The RSS teaching staff have been moving in this direction with “enthusiasm” and a “great deal of thought,” he said. He even noted one RSS teacher who had plans to retire this year but may yet change her mind, excited by the prospect of “doing things differently.”

Inevitably, someone mentioned the elephant in the room: provincial exams.

“As much as I’d like to say they’re gone, we still have provincial exams,” Lavender said. “We still have outcomes to meet, and we’re still responsible and accountable to that—how we’re teaching it is just going to look different.”

“In terms of what a kid would say they’re getting out of [school],” she continued, “they’ll get a whole lot more out of it. It’s more than a math test with a mark.”

A recent RSS experiment in this style of learning ended with projects as varied as an invasive species assessment, local watershed testing, and an analysis of the impact of water scarcity on conflicts around the world. “The feedback was amazing,” Kuhn said.

One student asked Kuhn at the beginning of the course, “How do I get an ‘A’?” She answered: “You demonstrate that you’ve learned something.”

“By the end of the course, he didn’t care about his grade,” Kuhn said, “He’d tested all the water between here and Warfield. He figured the knowledge he gained about what was in his own water meant so much more than his letter grade. Multiple choice doesn’t test that form of learning.”

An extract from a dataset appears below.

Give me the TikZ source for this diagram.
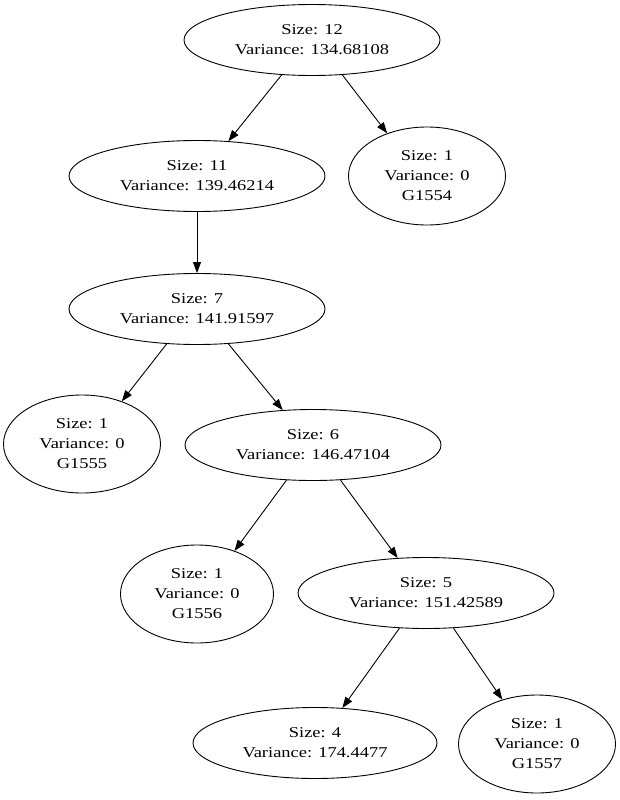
\documentclass[tikz,border=0pt]{standalone}
\usepackage{fontspec}
\setmainfont{Liberation Serif}
\newfontfamily\gvfont[FakeStretch=1.23]{Liberation Serif}
\usetikzlibrary{shapes.geometric,arrows.meta}

\begin{document}
\begin{tikzpicture}[x=1pt,y=-1pt,line width=0.9pt,
    stat/.style={draw,ellipse,inner sep=0pt,align=center,font=\gvfont\fontsize{15}{20}\selectfont,minimum width=256pt,minimum height=71pt},
    leaf/.style={stat,minimum width=157pt,minimum height=98pt},
    edge/.style={-{Triangle[length=11pt,width=8pt]}}]
            \useasboundingbox (0,0) rectangle (620,800);
            % inner nodes
            \node[stat] (n12) at (312,40) {Size: 12\\Variance: 134.68108};
            \node[stat] (n11) at (197,176) {Size: 11\\Variance: 139.46214};
            \node[stat] (n7) at (197,309) {Size: 7\\Variance: 141.91597};
            \node[stat] (n6) at (313,445) {Size: 6\\Variance: 146.47104};
            \node[stat] (n5) at (426,593) {Size: 5\\Variance: 151.42589};
            \node[stat,minimum width=244pt] (n4) at (315,743) {Size: 4\\Variance: 174.4477};
            % leaves
            \node[leaf] (g1554) at (427,176) {Size: 1\\Variance: 0\\G1554};
            \node[leaf] (g1555) at (82,444) {Size: 1\\Variance: 0\\G1555};
            \node[leaf,minimum width=153pt] (g1556) at (197,594) {Size: 1\\Variance: 0\\G1556};
            \node[leaf] (g1557) at (537,744) {Size: 1\\Variance: 0\\G1557};
            % edges
            \draw[edge] (n12.-131) -- (n11.48);
            \draw[edge] (n12.-49) -- (g1554.133);
            \draw[edge] (n11) -- (n7);
            \draw[edge] (n7.-131) -- (g1555.47);
            \draw[edge] (n7.-48) -- (n6.131);
            \draw[edge] (n6.-127) -- (g1556.49);
            \draw[edge] (n6.-52) -- (n5.129);
            \draw[edge] (n5.-127) -- (n4.52);
            \draw[edge] (n5.-52) -- (g1557.128);
        \end{tikzpicture}
\end{document}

Lavender expressed the potential she sees: “Students will learn the skills to create long and short term goals, organize their schedules to meet their learning needs, reach out beyond the school walls into the community, collaborate with peers, teachers, parents and community members, take on leadership roles, and share their learning with otherslocally and globally.”

“We are truly excited about the changes we are making,” she said, “and remain dedicated to meeting the needs of every single student in our school.”